Plotting code records ->
-- BEGIN --

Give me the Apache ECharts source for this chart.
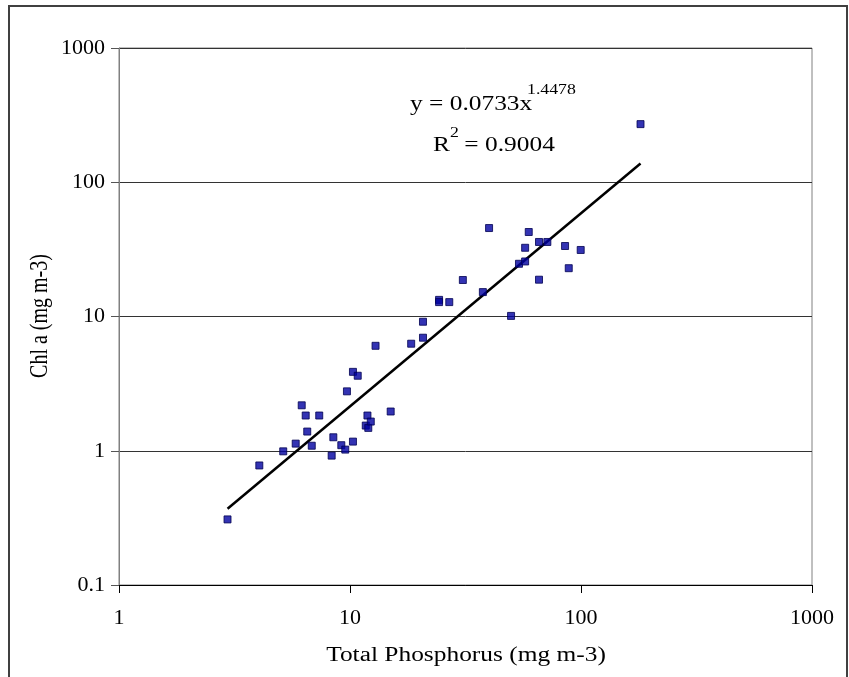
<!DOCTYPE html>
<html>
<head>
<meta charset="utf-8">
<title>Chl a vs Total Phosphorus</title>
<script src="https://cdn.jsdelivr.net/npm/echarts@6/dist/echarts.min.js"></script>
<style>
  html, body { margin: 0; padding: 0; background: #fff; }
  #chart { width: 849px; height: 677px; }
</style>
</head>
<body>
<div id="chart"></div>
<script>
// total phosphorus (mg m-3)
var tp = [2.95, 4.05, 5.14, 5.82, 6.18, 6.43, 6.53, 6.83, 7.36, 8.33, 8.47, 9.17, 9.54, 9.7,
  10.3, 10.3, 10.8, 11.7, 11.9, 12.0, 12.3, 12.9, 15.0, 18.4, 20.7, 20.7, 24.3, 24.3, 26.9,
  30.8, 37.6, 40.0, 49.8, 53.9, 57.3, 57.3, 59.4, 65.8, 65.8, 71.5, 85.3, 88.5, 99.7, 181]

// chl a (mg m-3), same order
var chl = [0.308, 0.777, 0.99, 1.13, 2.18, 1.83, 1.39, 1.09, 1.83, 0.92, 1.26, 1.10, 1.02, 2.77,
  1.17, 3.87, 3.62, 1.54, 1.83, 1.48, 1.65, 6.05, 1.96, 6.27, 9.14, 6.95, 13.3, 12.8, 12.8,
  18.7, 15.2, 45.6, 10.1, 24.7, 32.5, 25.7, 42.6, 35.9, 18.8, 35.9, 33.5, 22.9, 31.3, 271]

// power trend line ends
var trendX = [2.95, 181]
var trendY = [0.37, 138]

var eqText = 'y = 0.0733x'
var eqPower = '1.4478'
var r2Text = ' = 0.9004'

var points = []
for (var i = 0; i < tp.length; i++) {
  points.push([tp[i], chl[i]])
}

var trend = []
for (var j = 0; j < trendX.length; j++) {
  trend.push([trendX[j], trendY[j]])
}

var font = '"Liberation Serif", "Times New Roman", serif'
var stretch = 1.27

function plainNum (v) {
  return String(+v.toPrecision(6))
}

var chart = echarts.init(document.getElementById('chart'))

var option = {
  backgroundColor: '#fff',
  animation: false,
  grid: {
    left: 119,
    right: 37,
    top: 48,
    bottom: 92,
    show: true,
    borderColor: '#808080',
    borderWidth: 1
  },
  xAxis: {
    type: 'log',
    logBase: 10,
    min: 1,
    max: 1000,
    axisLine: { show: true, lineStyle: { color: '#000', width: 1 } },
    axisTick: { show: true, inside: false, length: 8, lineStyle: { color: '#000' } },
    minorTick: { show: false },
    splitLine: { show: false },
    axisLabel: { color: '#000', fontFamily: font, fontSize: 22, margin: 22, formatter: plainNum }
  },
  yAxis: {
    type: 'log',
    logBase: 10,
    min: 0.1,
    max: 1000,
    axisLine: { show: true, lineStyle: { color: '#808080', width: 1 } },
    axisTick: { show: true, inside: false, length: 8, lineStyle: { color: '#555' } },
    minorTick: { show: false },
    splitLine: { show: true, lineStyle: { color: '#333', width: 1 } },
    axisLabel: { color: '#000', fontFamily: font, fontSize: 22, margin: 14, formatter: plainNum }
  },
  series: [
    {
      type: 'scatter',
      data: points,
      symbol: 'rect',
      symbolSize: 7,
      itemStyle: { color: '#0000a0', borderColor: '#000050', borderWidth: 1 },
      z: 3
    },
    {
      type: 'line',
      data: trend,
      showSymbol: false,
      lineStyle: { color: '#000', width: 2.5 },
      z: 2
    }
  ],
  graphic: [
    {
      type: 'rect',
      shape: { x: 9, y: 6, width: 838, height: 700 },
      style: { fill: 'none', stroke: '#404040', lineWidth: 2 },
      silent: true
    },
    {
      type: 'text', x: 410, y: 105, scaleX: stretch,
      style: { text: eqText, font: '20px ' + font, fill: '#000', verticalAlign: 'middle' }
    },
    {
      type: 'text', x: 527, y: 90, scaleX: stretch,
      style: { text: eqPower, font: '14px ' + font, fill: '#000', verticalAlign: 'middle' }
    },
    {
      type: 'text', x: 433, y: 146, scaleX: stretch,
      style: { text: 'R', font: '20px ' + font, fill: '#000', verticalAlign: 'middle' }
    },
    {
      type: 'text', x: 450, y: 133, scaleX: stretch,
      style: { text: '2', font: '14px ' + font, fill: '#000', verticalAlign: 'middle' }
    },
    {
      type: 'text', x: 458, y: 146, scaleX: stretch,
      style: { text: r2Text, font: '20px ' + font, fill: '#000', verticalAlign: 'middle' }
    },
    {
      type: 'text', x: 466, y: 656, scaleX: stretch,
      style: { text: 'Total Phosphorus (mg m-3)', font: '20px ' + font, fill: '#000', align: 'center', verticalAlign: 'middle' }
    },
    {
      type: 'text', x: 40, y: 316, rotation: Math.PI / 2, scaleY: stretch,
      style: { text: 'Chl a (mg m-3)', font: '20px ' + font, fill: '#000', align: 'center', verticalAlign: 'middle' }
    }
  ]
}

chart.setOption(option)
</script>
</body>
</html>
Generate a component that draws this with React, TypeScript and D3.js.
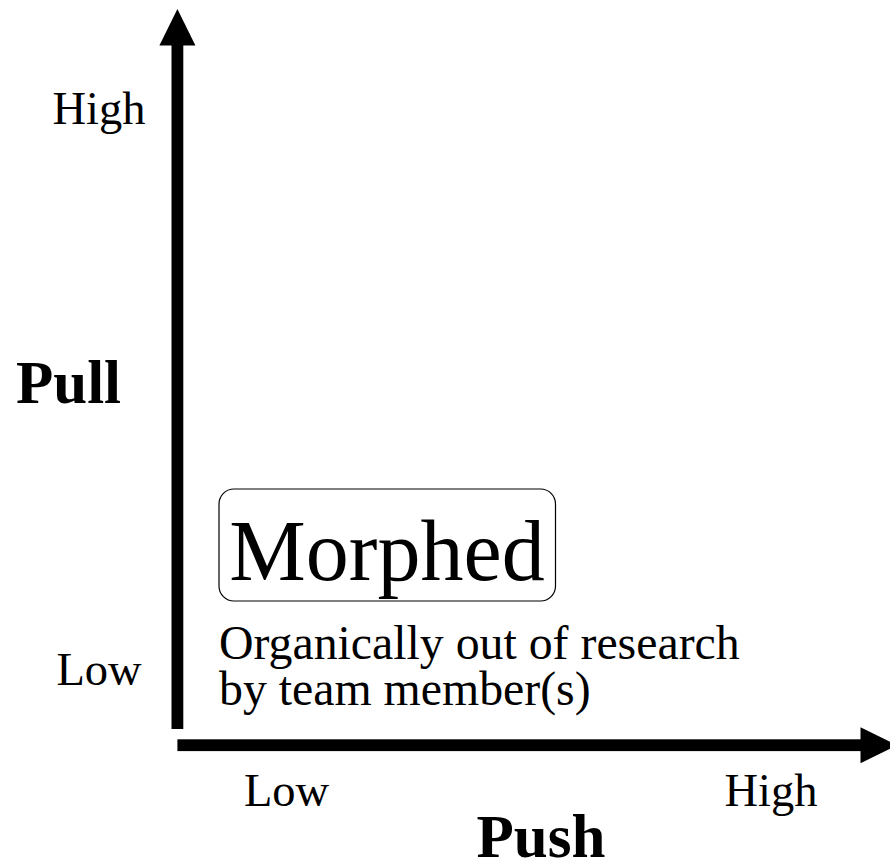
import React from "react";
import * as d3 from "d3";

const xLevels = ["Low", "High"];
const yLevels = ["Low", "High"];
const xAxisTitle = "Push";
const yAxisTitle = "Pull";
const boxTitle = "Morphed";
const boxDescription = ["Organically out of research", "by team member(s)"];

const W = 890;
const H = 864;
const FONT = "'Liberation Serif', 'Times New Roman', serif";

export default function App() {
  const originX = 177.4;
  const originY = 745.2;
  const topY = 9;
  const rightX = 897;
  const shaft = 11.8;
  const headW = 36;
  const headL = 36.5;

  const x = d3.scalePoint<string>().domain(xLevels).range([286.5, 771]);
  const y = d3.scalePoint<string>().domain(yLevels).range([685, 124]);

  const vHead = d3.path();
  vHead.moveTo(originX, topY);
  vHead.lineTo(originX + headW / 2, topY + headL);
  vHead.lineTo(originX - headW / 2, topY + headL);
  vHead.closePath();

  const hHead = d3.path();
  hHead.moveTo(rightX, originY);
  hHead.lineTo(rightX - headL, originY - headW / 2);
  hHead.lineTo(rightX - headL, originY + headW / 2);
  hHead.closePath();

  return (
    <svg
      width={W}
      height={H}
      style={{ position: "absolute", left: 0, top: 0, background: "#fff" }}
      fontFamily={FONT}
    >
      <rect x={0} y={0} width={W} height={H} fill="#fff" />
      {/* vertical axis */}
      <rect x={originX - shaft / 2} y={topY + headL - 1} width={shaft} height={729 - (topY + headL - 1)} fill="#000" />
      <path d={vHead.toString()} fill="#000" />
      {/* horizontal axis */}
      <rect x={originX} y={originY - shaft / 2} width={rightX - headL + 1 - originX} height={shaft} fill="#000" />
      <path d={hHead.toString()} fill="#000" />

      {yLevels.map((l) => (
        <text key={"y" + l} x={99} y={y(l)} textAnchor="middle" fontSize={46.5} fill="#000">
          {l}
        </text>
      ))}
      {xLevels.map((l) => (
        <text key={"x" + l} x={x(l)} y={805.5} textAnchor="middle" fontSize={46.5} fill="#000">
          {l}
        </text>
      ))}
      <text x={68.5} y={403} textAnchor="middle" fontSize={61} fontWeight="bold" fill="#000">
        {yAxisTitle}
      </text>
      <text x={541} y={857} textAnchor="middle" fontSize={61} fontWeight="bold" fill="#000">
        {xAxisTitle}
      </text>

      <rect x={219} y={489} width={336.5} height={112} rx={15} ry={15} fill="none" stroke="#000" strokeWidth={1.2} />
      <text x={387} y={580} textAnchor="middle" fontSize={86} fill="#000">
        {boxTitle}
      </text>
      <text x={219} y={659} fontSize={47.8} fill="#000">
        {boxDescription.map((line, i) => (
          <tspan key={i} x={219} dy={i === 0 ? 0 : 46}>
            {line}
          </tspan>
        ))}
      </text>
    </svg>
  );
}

-- END --

DIRECTIONS -> Leave the pictures out, then copy word for word only the lines from the one containing "Generate a component" through the one containing "import * as", both included.

THE REPLY ->
Generate a component that draws this with React, TypeScript and D3.js.
import React from "react";
import * as d3 from "d3";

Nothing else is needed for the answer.